While no new draft legislation has been released, the government states that the concerns surrounding uncertainty have been heard and they will simplify the proposed measures and reduce the compliance burden. Stay tuned to see what the specific legislation will contain.

Multiplication of the Capital Gains Exemption (“CGE”)

The original proposals would have disallowed the lifetime capital gains exemption on the sale of Qualified Small Business Shares and Qualified Farming Property as follows:

  • Elimination of CGE for minor children
  • Imposing TOSI reasonableness tests on availability of the CGE
  • Elimination of CGE for property held in a trust

After review, the government has backed off on all of the above proposals and will not be going forward with any of them.

Converting Income into Capital Gains

These proposals were designed to curtail what the government perceived as abusive “surplus stripping”.  It would have extended the rules in section 84.1, to any non-arm’s length sale of shares to a corporation. It would also have applied dividend treatment to any such sale, even where tax had already been paid on a previous capital gain on the same shares.

These proposals would have eliminated the “pipeline” strategy, widely used to limit the incidence of taxes on the death of an individual shareholder to a single capital gain in the hands of the deceased. It would have greatly increased the chances of gains on private company shares being taxed twice.

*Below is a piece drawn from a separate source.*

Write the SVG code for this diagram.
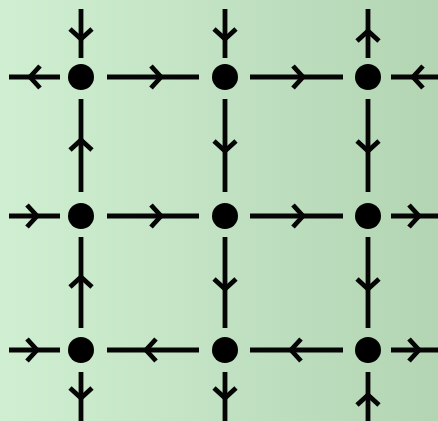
<svg xmlns="http://www.w3.org/2000/svg" xmlns:xlink="http://www.w3.org/1999/xlink" width="438" height="421" viewBox="0 0 438 421">
  <defs>
    <linearGradient id="bg" x1="0" y1="0" x2="1" y2="0">
      <stop offset="0" stop-color="#d0efd2"/>
      <stop offset="1" stop-color="#b3d5b3"/>
    </linearGradient>
    <path id="chev" d="M-10,-11 L0,0 L-10,11"/>
  </defs>
  <style>
    .ln { stroke: #050505; stroke-width: 4.8; fill: none; stroke-linecap: butt; }
    .ar { stroke: #050505; stroke-width: 4.8; fill: none; stroke-linecap: butt; stroke-linejoin: miter; }
    .dot { fill: #000; }
  </style>
  <rect x="0" y="0" width="438" height="421" fill="url(#bg)"/>
  <g id="connectors">
    <path class="ln" d="M9,77H60M107,77H199M250,77H343M391,77H438"/>
    <path class="ln" d="M9,216H60M107,216H199M250,216H343M391,216H438"/>
    <path class="ln" d="M9,350H60M107,350H199M250,350H343M391,350H438"/>
    <path class="ln" d="M81,9V58M81,99V192M81,237V328M81,372V421"/>
    <path class="ln" d="M225,9V58M225,99V192M225,237V328M225,372V421"/>
    <path class="ln" d="M368,9V58M368,99V192M368,237V328M368,372V421"/>
    <use href="#chev" class="ar" transform="translate(30,77) rotate(180)"/>
    <use href="#chev" class="ar" transform="translate(161,77)"/>
    <use href="#chev" class="ar" transform="translate(303,77)"/>
    <use href="#chev" class="ar" transform="translate(413,77) rotate(180)"/>
    <use href="#chev" class="ar" transform="translate(37,216)"/>
    <use href="#chev" class="ar" transform="translate(161,216)"/>
    <use href="#chev" class="ar" transform="translate(303,216)"/>
    <use href="#chev" class="ar" transform="translate(419,216)"/>
    <use href="#chev" class="ar" transform="translate(37,350)"/>
    <use href="#chev" class="ar" transform="translate(146,350) rotate(180)"/>
    <use href="#chev" class="ar" transform="translate(291,350) rotate(180)"/>
    <use href="#chev" class="ar" transform="translate(419,350)"/>
    <use href="#chev" class="ar" transform="translate(81,39) rotate(90)"/>
    <use href="#chev" class="ar" transform="translate(81,140) rotate(-90)"/>
    <use href="#chev" class="ar" transform="translate(81,277) rotate(-90)"/>
    <use href="#chev" class="ar" transform="translate(81,398) rotate(90)"/>
    <use href="#chev" class="ar" transform="translate(225,39) rotate(90)"/>
    <use href="#chev" class="ar" transform="translate(225,151) rotate(90)"/>
    <use href="#chev" class="ar" transform="translate(225,289) rotate(90)"/>
    <use href="#chev" class="ar" transform="translate(225,398) rotate(90)"/>
    <use href="#chev" class="ar" transform="translate(368,31) rotate(-90)"/>
    <use href="#chev" class="ar" transform="translate(368,151) rotate(90)"/>
    <use href="#chev" class="ar" transform="translate(368,289) rotate(90)"/>
    <use href="#chev" class="ar" transform="translate(368,395) rotate(-90)"/>
  </g>
  <g id="n11"><circle class="dot" cx="81" cy="77" r="13"/></g>
  <g id="n12"><circle class="dot" cx="225" cy="77" r="13"/></g>
  <g id="n13"><circle class="dot" cx="368" cy="77" r="13"/></g>
  <g id="n21"><circle class="dot" cx="81" cy="216" r="13"/></g>
  <g id="n22"><circle class="dot" cx="225" cy="216" r="13"/></g>
  <g id="n23"><circle class="dot" cx="368" cy="216" r="13"/></g>
  <g id="n31"><circle class="dot" cx="81" cy="350" r="13"/></g>
  <g id="n32"><circle class="dot" cx="225" cy="350" r="13"/></g>
  <g id="n33"><circle class="dot" cx="368" cy="350" r="13"/></g>
</svg>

Thanks to the concerns expressed by the tax and business communities, the government has backed off completely on these proposals and will not be going forward with them.

This is great news for those who still have reservations about the legitimacy of implementing the Pipeline strategy on the death of a private company shareholder as the government specifically mentioned that it was responding to concerns about taxation on death.

Holding Passive Investments

The initial proposals addressed concerns that shareholders of private corporations are able to defer the ultimate taxation on their savings, thereby creating a larger pool of capital to be invested for retirement. This is an advantage that a shareholder of a private corporation enjoys compared to a person without a company and is to be eliminated.

After consulting with the public, the government, while not abandoning the proposals, has agreed to relax them.

First, any capital already in existence will not be affected by the new rules. They will not apply retroactively to existing retained earnings.

Second, there will be a base amount of $50,000 of passive income that a corporation may earn each year while still not having the rules apply. This is the equivalent of $1 million of capital invested at a 5% rate of return. Any income above that amount will not benefit from the tax deferral.

There is still no draft legislation to indicate exactly which mechanism will put in place. The new year should bring new announcements and more details in this important area.